» **Work to complete**
Give the listing again exactly, omitting its images.

» **Source data**
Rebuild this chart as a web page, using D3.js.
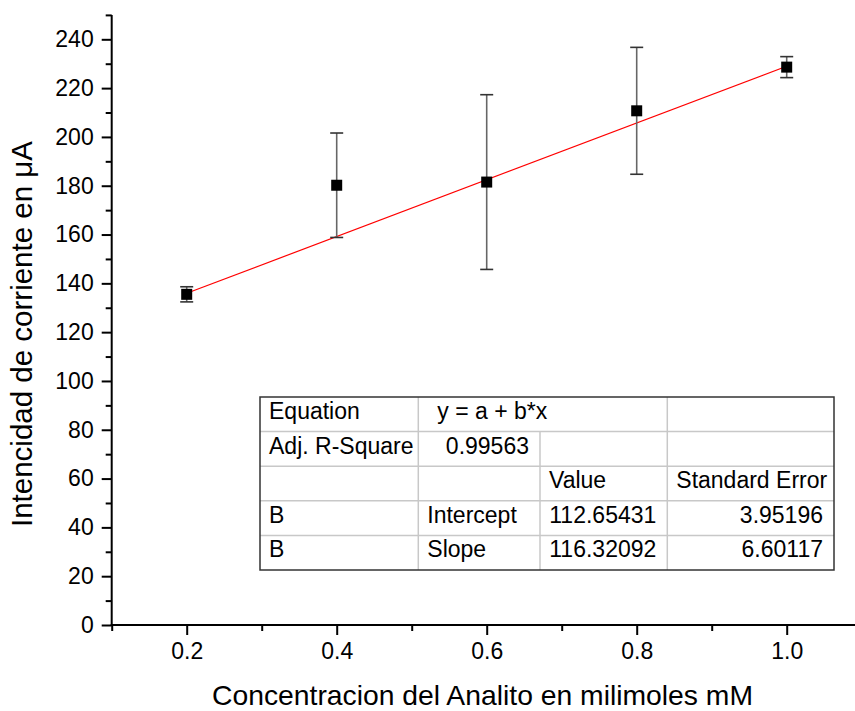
<!DOCTYPE html>
<html><head><meta charset="utf-8">
<script src="https://cdn.jsdelivr.net/npm/d3@7/dist/d3.min.js"></script>
<style>html,body{margin:0;padding:0;background:#fff;overflow:hidden}svg{display:block}</style>
</head><body>
<script>
// Data
const xValues = [0.2, 0.4, 0.6, 0.8, 1.0];
const yValues = [135.5, 180.2, 181.5, 210.7, 228.6];
const yErrors = [3.1, 21.4, 35.8, 26.0, 4.3];
const fitIntercept = 112.65431;
const fitSlope = 116.32092;
const xMajorTicks = [0.2, 0.4, 0.6, 0.8, 1.0];
const xMinorTicks = [0.1, 0.3, 0.5, 0.7, 0.9];
const yMajorTicks = [0, 20, 40, 60, 80, 100, 120, 140, 160, 180, 200, 220, 240];
const yMinorTicks = [10, 30, 50, 70, 90, 110, 130, 150, 170, 190, 210, 230, 250];
const xTitle = "Concentracion del Analito en milimoles mM";
const yTitle = "Intencidad de corriente en \u03BCA";
const tableRows = [
  ["Equation", "y = a + b*x", null, ""],
  ["Adj. R-Square", "0.99563", "", ""],
  ["", "", "Value", "Standard Error"],
  ["B", "Intercept", "112.65431", "3.95196"],
  ["B", "Slope", "116.32092", "6.60117"]
];

const W = 855, H = 711;
const font = "Arial, 'Liberation Sans', sans-serif";
const svg = d3.select("body").append("svg").attr("width", W).attr("height", H)
  .style("font-family", font);

const x = d3.scaleLinear().domain([0.1, 1.1]).range([111.7, 861.7]);
const y = d3.scaleLinear().domain([0, 250]).range([625, 14.9]);

// Axes
const gx = svg.append("g").attr("transform", `translate(0,${y(0)})`);
gx.call(d3.axisBottom(x).tickValues(xMajorTicks).tickFormat(d3.format(".1f")).tickSize(10).tickPadding(8));
gx.append("g").call(d3.axisBottom(x).tickValues(xMinorTicks).tickFormat("").tickSize(6))
  .select(".domain").remove();
const gy = svg.append("g").attr("transform", `translate(${x(0.1)},0)`);
gy.call(d3.axisLeft(y).tickValues(yMajorTicks).tickFormat(d3.format("d")).tickSize(10).tickPadding(8));
gy.append("g").call(d3.axisLeft(y).tickValues(yMinorTicks).tickFormat("").tickSize(6))
  .select(".domain").remove();
[gx, gy].forEach(g => {
  g.selectAll("line").attr("stroke", "#000").attr("stroke-width", 2);
  g.selectAll("text").attr("font-size", 23).attr("font-family", font).attr("fill", "#000");
  g.selectAll("path.domain").remove();
});
svg.append("line").attr("x1", x(0.1) - 1).attr("x2", W).attr("y1", y(0)).attr("y2", y(0))
  .attr("stroke", "#000").attr("stroke-width", 2);
svg.append("line").attr("x1", x(0.1)).attr("x2", x(0.1)).attr("y1", y(0) + 1).attr("y2", y(250))
  .attr("stroke", "#000").attr("stroke-width", 2);

// Titles
svg.append("text").attr("x", 482.5).attr("y", 705)
  .attr("text-anchor", "middle").attr("font-size", 28.3).text(xTitle);
svg.append("text").attr("transform", `translate(32,334) rotate(-90)`)
  .attr("text-anchor", "middle").attr("font-size", 29.5).text(yTitle);

// Fit line
svg.append("line")
  .attr("x1", x(xValues[0])).attr("y1", y(fitIntercept + fitSlope * xValues[0]))
  .attr("x2", x(xValues[xValues.length - 1])).attr("y2", y(fitIntercept + fitSlope * xValues[xValues.length - 1]))
  .attr("stroke", "#ff0000").attr("stroke-width", 1.2);

// Error bars
const pts = xValues.map((v, i) => ({x: v, y: yValues[i], e: yErrors[i]}));
const eb = svg.append("g");
pts.forEach(d => {
  eb.append("line").attr("x1", x(d.x)).attr("x2", x(d.x)).attr("y1", y(d.y - d.e)).attr("y2", y(d.y + d.e))
    .attr("stroke", "#666").attr("stroke-width", 1.6);
  [d.y - d.e, d.y + d.e].forEach(v => {
    eb.append("line").attr("x1", x(d.x) - 6.5).attr("x2", x(d.x) + 6.5).attr("y1", y(v)).attr("y2", y(v))
      .attr("stroke", "#333").attr("stroke-width", 1.6);
  });
});
// Markers
svg.append("g").selectAll("rect").data(pts).join("rect")
  .attr("x", d => x(d.x) - 5.5).attr("y", d => y(d.y) - 5.5)
  .attr("width", 11).attr("height", 11).attr("fill", "#000");

// Table
const colX = [260, 418.3, 540, 667.3, 834];
const rowY = [397, 431.6, 466.2, 500.8, 535.4, 570];
const tg = svg.append("g");
tg.append("rect").attr("x", colX[0]).attr("y", rowY[0]).attr("width", colX[4] - colX[0]).attr("height", rowY[5] - rowY[0])
  .attr("fill", "#fff");
for (let r = 1; r < 5; r++) {
  tg.append("line").attr("x1", colX[0]).attr("x2", colX[4]).attr("y1", rowY[r]).attr("y2", rowY[r])
    .attr("stroke", "#c8c8c8").attr("stroke-width", 1.5);
}
tableRows.forEach((row, r) => {
  for (let c = 1; c < 4; c++) {
    if (row[c] === null) continue;
    tg.append("line").attr("x1", colX[c]).attr("x2", colX[c]).attr("y1", rowY[r]).attr("y2", rowY[r + 1])
      .attr("stroke", "#c8c8c8").attr("stroke-width", 1.5);
  }
});
tg.append("rect").attr("x", colX[0]).attr("y", rowY[0]).attr("width", colX[4] - colX[0]).attr("height", rowY[5] - rowY[0])
  .attr("fill", "none").attr("stroke", "#333").attr("stroke-width", 1.5);
const isNum = s => /^[0-9.]+$/.test(s);
tableRows.forEach((row, r) => {
  row.forEach((cell, c) => {
    if (!cell) return;
    const right = isNum(cell);
    const merged = row[c + 1] === null;
    tg.append("text")
      .attr("x", right ? colX[c + 1] - 11 : colX[c] + (merged ? 19 : 9))
      .attr("y", rowY[r] + 22)
      .attr("text-anchor", right ? "end" : "start")
      .attr("font-size", 23).attr("fill", "#000").text(cell);
  });
});
</script>
</body></html>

» **Written answer**
Rebuild this chart as a web page, using D3.js.
<!DOCTYPE html>
<html><head><meta charset="utf-8">
<script src="https://cdn.jsdelivr.net/npm/d3@7/dist/d3.min.js"></script>
<style>html,body{margin:0;padding:0;background:#fff;overflow:hidden}svg{display:block}</style>
</head><body>
<script>
// Data
const xValues = [0.2, 0.4, 0.6, 0.8, 1.0];
const yValues = [135.5, 180.2, 181.5, 210.7, 228.6];
const yErrors = [3.1, 21.4, 35.8, 26.0, 4.3];
const fitIntercept = 112.65431;
const fitSlope = 116.32092;
const xMajorTicks = [0.2, 0.4, 0.6, 0.8, 1.0];
const xMinorTicks = [0.1, 0.3, 0.5, 0.7, 0.9];
const yMajorTicks = [0, 20, 40, 60, 80, 100, 120, 140, 160, 180, 200, 220, 240];
const yMinorTicks = [10, 30, 50, 70, 90, 110, 130, 150, 170, 190, 210, 230, 250];
const xTitle = "Concentracion del Analito en milimoles mM";
const yTitle = "Intencidad de corriente en \u03BCA";
const tableRows = [
  ["Equation", "y = a + b*x", null, ""],
  ["Adj. R-Square", "0.99563", "", ""],
  ["", "", "Value", "Standard Error"],
  ["B", "Intercept", "112.65431", "3.95196"],
  ["B", "Slope", "116.32092", "6.60117"]
];

const W = 855, H = 711;
const font = "Arial, 'Liberation Sans', sans-serif";
const svg = d3.select("body").append("svg").attr("width", W).attr("height", H)
  .style("font-family", font);

const x = d3.scaleLinear().domain([0.1, 1.1]).range([111.7, 861.7]);
const y = d3.scaleLinear().domain([0, 250]).range([625, 14.9]);

// Axes
const gx = svg.append("g").attr("transform", `translate(0,${y(0)})`);
gx.call(d3.axisBottom(x).tickValues(xMajorTicks).tickFormat(d3.format(".1f")).tickSize(10).tickPadding(8));
gx.append("g").call(d3.axisBottom(x).tickValues(xMinorTicks).tickFormat("").tickSize(6))
  .select(".domain").remove();
const gy = svg.append("g").attr("transform", `translate(${x(0.1)},0)`);
gy.call(d3.axisLeft(y).tickValues(yMajorTicks).tickFormat(d3.format("d")).tickSize(10).tickPadding(8));
gy.append("g").call(d3.axisLeft(y).tickValues(yMinorTicks).tickFormat("").tickSize(6))
  .select(".domain").remove();
[gx, gy].forEach(g => {
  g.selectAll("line").attr("stroke", "#000").attr("stroke-width", 2);
  g.selectAll("text").attr("font-size", 23).attr("font-family", font).attr("fill", "#000");
  g.selectAll("path.domain").remove();
});
svg.append("line").attr("x1", x(0.1) - 1).attr("x2", W).attr("y1", y(0)).attr("y2", y(0))
  .attr("stroke", "#000").attr("stroke-width", 2);
svg.append("line").attr("x1", x(0.1)).attr("x2", x(0.1)).attr("y1", y(0) + 1).attr("y2", y(250))
  .attr("stroke", "#000").attr("stroke-width", 2);

// Titles
svg.append("text").attr("x", 482.5).attr("y", 705)
  .attr("text-anchor", "middle").attr("font-size", 28.3).text(xTitle);
svg.append("text").attr("transform", `translate(32,334) rotate(-90)`)
  .attr("text-anchor", "middle").attr("font-size", 29.5).text(yTitle);

// Fit line
svg.append("line")
  .attr("x1", x(xValues[0])).attr("y1", y(fitIntercept + fitSlope * xValues[0]))
  .attr("x2", x(xValues[xValues.length - 1])).attr("y2", y(fitIntercept + fitSlope * xValues[xValues.length - 1]))
  .attr("stroke", "#ff0000").attr("stroke-width", 1.2);

// Error bars
const pts = xValues.map((v, i) => ({x: v, y: yValues[i], e: yErrors[i]}));
const eb = svg.append("g");
pts.forEach(d => {
  eb.append("line").attr("x1", x(d.x)).attr("x2", x(d.x)).attr("y1", y(d.y - d.e)).attr("y2", y(d.y + d.e))
    .attr("stroke", "#666").attr("stroke-width", 1.6);
  [d.y - d.e, d.y + d.e].forEach(v => {
    eb.append("line").attr("x1", x(d.x) - 6.5).attr("x2", x(d.x) + 6.5).attr("y1", y(v)).attr("y2", y(v))
      .attr("stroke", "#333").attr("stroke-width", 1.6);
  });
});
// Markers
svg.append("g").selectAll("rect").data(pts).join("rect")
  .attr("x", d => x(d.x) - 5.5).attr("y", d => y(d.y) - 5.5)
  .attr("width", 11).attr("height", 11).attr("fill", "#000");

// Table
const colX = [260, 418.3, 540, 667.3, 834];
const rowY = [397, 431.6, 466.2, 500.8, 535.4, 570];
const tg = svg.append("g");
tg.append("rect").attr("x", colX[0]).attr("y", rowY[0]).attr("width", colX[4] - colX[0]).attr("height", rowY[5] - rowY[0])
  .attr("fill", "#fff");
for (let r = 1; r < 5; r++) {
  tg.append("line").attr("x1", colX[0]).attr("x2", colX[4]).attr("y1", rowY[r]).attr("y2", rowY[r])
    .attr("stroke", "#c8c8c8").attr("stroke-width", 1.5);
}
tableRows.forEach((row, r) => {
  for (let c = 1; c < 4; c++) {
    if (row[c] === null) continue;
    tg.append("line").attr("x1", colX[c]).attr("x2", colX[c]).attr("y1", rowY[r]).attr("y2", rowY[r + 1])
      .attr("stroke", "#c8c8c8").attr("stroke-width", 1.5);
  }
});
tg.append("rect").attr("x", colX[0]).attr("y", rowY[0]).attr("width", colX[4] - colX[0]).attr("height", rowY[5] - rowY[0])
  .attr("fill", "none").attr("stroke", "#333").attr("stroke-width", 1.5);
const isNum = s => /^[0-9.]+$/.test(s);
tableRows.forEach((row, r) => {
  row.forEach((cell, c) => {
    if (!cell) return;
    const right = isNum(cell);
    const merged = row[c + 1] === null;
    tg.append("text")
      .attr("x", right ? colX[c + 1] - 11 : colX[c] + (merged ? 19 : 9))
      .attr("y", rowY[r] + 22)
      .attr("text-anchor", right ? "end" : "start")
      .attr("font-size", 23).attr("fill", "#000").text(cell);
  });
});
</script>
</body></html>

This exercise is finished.